- _DATA PROVIDED_:
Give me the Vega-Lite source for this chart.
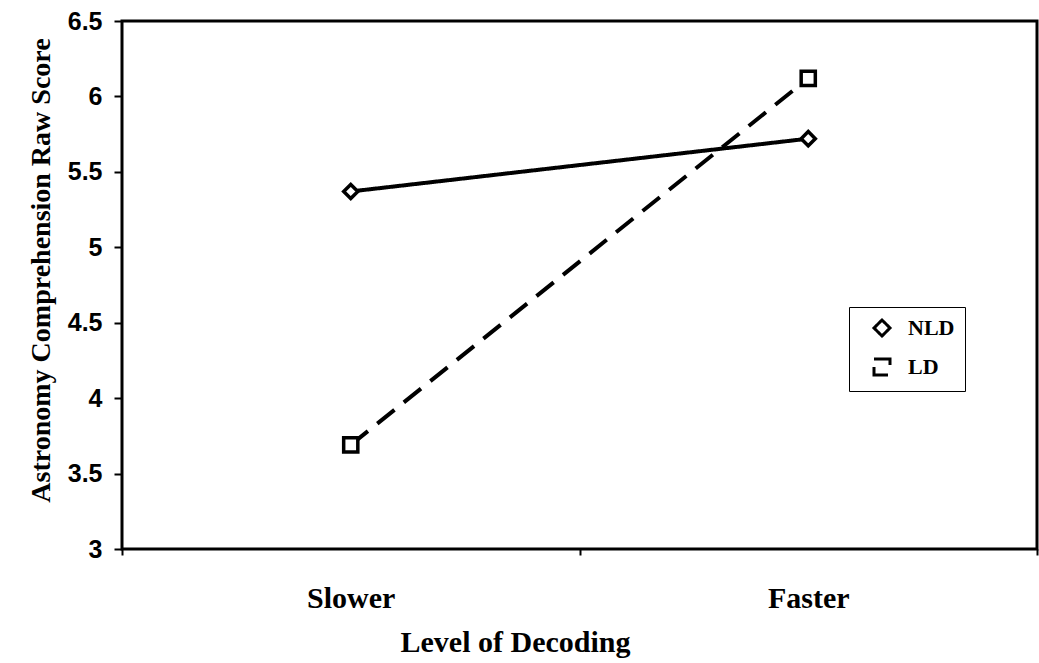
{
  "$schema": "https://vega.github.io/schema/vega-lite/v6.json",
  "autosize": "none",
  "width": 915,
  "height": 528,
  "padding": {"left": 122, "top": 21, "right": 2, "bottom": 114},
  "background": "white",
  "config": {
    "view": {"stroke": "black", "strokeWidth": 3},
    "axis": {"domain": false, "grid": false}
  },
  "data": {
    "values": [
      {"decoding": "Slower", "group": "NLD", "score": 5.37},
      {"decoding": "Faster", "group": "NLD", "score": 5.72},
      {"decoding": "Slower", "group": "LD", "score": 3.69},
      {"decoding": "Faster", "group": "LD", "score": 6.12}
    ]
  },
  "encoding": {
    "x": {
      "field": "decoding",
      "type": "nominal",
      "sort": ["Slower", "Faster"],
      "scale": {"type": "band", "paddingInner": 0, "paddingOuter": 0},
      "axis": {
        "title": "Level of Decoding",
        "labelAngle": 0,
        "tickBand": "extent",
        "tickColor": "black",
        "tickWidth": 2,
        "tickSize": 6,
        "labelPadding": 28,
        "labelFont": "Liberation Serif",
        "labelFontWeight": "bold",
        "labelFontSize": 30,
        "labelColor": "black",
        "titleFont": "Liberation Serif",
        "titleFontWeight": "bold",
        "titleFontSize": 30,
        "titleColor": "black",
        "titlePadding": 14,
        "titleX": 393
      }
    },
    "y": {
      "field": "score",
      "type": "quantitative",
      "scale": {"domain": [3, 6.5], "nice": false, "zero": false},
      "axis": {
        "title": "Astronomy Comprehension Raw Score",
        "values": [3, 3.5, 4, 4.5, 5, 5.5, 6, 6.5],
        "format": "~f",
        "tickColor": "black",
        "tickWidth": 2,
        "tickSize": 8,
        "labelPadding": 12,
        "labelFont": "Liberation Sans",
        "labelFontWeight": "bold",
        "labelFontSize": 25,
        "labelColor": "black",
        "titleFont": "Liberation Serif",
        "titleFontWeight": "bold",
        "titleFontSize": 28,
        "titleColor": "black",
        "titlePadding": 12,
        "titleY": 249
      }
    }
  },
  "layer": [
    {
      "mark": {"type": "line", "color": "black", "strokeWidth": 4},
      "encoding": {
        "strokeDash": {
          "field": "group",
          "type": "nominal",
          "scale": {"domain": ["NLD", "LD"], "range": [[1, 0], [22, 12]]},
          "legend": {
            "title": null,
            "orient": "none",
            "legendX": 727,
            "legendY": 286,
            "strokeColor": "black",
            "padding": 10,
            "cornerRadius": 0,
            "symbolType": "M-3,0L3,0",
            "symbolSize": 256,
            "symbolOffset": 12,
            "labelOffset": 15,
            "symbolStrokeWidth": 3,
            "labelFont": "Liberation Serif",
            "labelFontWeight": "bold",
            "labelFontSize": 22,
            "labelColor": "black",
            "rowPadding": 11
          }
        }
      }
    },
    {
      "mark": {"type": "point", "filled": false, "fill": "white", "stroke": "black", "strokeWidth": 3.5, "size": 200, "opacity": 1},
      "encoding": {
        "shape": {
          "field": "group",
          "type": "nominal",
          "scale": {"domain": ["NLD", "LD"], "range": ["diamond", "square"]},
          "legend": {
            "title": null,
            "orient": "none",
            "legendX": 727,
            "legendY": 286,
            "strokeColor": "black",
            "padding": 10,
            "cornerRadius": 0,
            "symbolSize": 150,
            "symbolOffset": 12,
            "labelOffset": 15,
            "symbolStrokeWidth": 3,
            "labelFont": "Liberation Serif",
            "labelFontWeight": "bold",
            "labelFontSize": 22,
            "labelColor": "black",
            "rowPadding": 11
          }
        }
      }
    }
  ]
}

- _EXERCISE DESCRIPTION_: Without the pictures, output the full listing exactly as it stands.

- _TASK ANSWER_:
Give me the Vega-Lite source for this chart.
{
  "$schema": "https://vega.github.io/schema/vega-lite/v6.json",
  "autosize": "none",
  "width": 915,
  "height": 528,
  "padding": {"left": 122, "top": 21, "right": 2, "bottom": 114},
  "background": "white",
  "config": {
    "view": {"stroke": "black", "strokeWidth": 3},
    "axis": {"domain": false, "grid": false}
  },
  "data": {
    "values": [
      {"decoding": "Slower", "group": "NLD", "score": 5.37},
      {"decoding": "Faster", "group": "NLD", "score": 5.72},
      {"decoding": "Slower", "group": "LD", "score": 3.69},
      {"decoding": "Faster", "group": "LD", "score": 6.12}
    ]
  },
  "encoding": {
    "x": {
      "field": "decoding",
      "type": "nominal",
      "sort": ["Slower", "Faster"],
      "scale": {"type": "band", "paddingInner": 0, "paddingOuter": 0},
      "axis": {
        "title": "Level of Decoding",
        "labelAngle": 0,
        "tickBand": "extent",
        "tickColor": "black",
        "tickWidth": 2,
        "tickSize": 6,
        "labelPadding": 28,
        "labelFont": "Liberation Serif",
        "labelFontWeight": "bold",
        "labelFontSize": 30,
        "labelColor": "black",
        "titleFont": "Liberation Serif",
        "titleFontWeight": "bold",
        "titleFontSize": 30,
        "titleColor": "black",
        "titlePadding": 14,
        "titleX": 393
      }
    },
    "y": {
      "field": "score",
      "type": "quantitative",
      "scale": {"domain": [3, 6.5], "nice": false, "zero": false},
      "axis": {
        "title": "Astronomy Comprehension Raw Score",
        "values": [3, 3.5, 4, 4.5, 5, 5.5, 6, 6.5],
        "format": "~f",
        "tickColor": "black",
        "tickWidth": 2,
        "tickSize": 8,
        "labelPadding": 12,
        "labelFont": "Liberation Sans",
        "labelFontWeight": "bold",
        "labelFontSize": 25,
        "labelColor": "black",
        "titleFont": "Liberation Serif",
        "titleFontWeight": "bold",
        "titleFontSize": 28,
        "titleColor": "black",
        "titlePadding": 12,
        "titleY": 249
      }
    }
  },
  "layer": [
    {
      "mark": {"type": "line", "color": "black", "strokeWidth": 4},
      "encoding": {
        "strokeDash": {
          "field": "group",
          "type": "nominal",
          "scale": {"domain": ["NLD", "LD"], "range": [[1, 0], [22, 12]]},
          "legend": {
            "title": null,
            "orient": "none",
            "legendX": 727,
            "legendY": 286,
            "strokeColor": "black",
            "padding": 10,
            "cornerRadius": 0,
            "symbolType": "M-3,0L3,0",
            "symbolSize": 256,
            "symbolOffset": 12,
            "labelOffset": 15,
            "symbolStrokeWidth": 3,
            "labelFont": "Liberation Serif",
            "labelFontWeight": "bold",
            "labelFontSize": 22,
            "labelColor": "black",
            "rowPadding": 11
          }
        }
      }
    },
    {
      "mark": {"type": "point", "filled": false, "fill": "white", "stroke": "black", "strokeWidth": 3.5, "size": 200, "opacity": 1},
      "encoding": {
        "shape": {
          "field": "group",
          "type": "nominal",
          "scale": {"domain": ["NLD", "LD"], "range": ["diamond", "square"]},
          "legend": {
            "title": null,
            "orient": "none",
            "legendX": 727,
            "legendY": 286,
            "strokeColor": "black",
            "padding": 10,
            "cornerRadius": 0,
            "symbolSize": 150,
            "symbolOffset": 12,
            "labelOffset": 15,
            "symbolStrokeWidth": 3,
            "labelFont": "Liberation Serif",
            "labelFontWeight": "bold",
            "labelFontSize": 22,
            "labelColor": "black",
            "rowPadding": 11
          }
        }
      }
    }
  ]
}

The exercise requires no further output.